Desde ese momento hasta la mañana del día siguiente, sabía que nadie la controlaría y estaba tan contenta que no cabía en sí de gozo. Y con ese entusiasmo, seguro que cumpliría su objetivo, seguro que era un buen augurio. Sin duda Okada pasaría por delante de su casa. A veces pasaba dos veces, de ida y de vuelta, y si por algún motivo no lo veía al principio, lo vería a la vuelta. Ese día hablaría con él, pasara lo que pasara. Si de verdad lo hacía, seguro que él no pasaría de largo. Sabía que era una mantenida de mala reputación. Y, por si fuera poco, la de un prestamista. Pero sabía que era más bella que cuando había sido virgen, y no al contrario. Además, había aprendido con el tiempo, y a pesar de las malas experiencias, que los hombres se sentían atraídos por ella. Seguro que Okada no pensaba que ella era una mala mujer. Seguro que no. De haber sido así, nunca se hubieran mirado a la cara ni le habría saludado día tras día. También había sido así el día que mató esa serpiente por ella. De no haber sido su casa, tal vez hubiera pasado de largo. Además, ella lo quería tanto, aunque nadie más lo supiera, que dudaba que nunca hubiera percibido su interés. Tal vez dar a luz era más fácil que planear todo eso.

Mientras pensaba, el agua del cubo se había enfriado, pero Otama ni se dio cuenta.

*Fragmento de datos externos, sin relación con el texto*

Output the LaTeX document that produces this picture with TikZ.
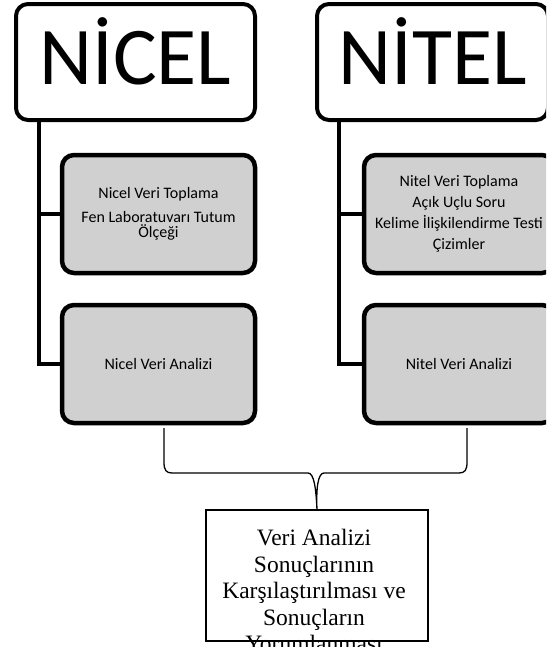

Guardó la bandeja en la estantería y se sentó al lado del brasero, pero estaba intranquila y no quería quedarse quieta. Usó las tenazas para remover las cenizas que Ume había colocado, se levantó y se puso el kimono. Decidió visitar a una peluquera que vivía en Dōbō-chō. La peluquera que visitaba a Otama en casa, que era una buena mujer, le había recomendado ese sitio para ocasiones especiales, pero aún no había ido ni una sola vez.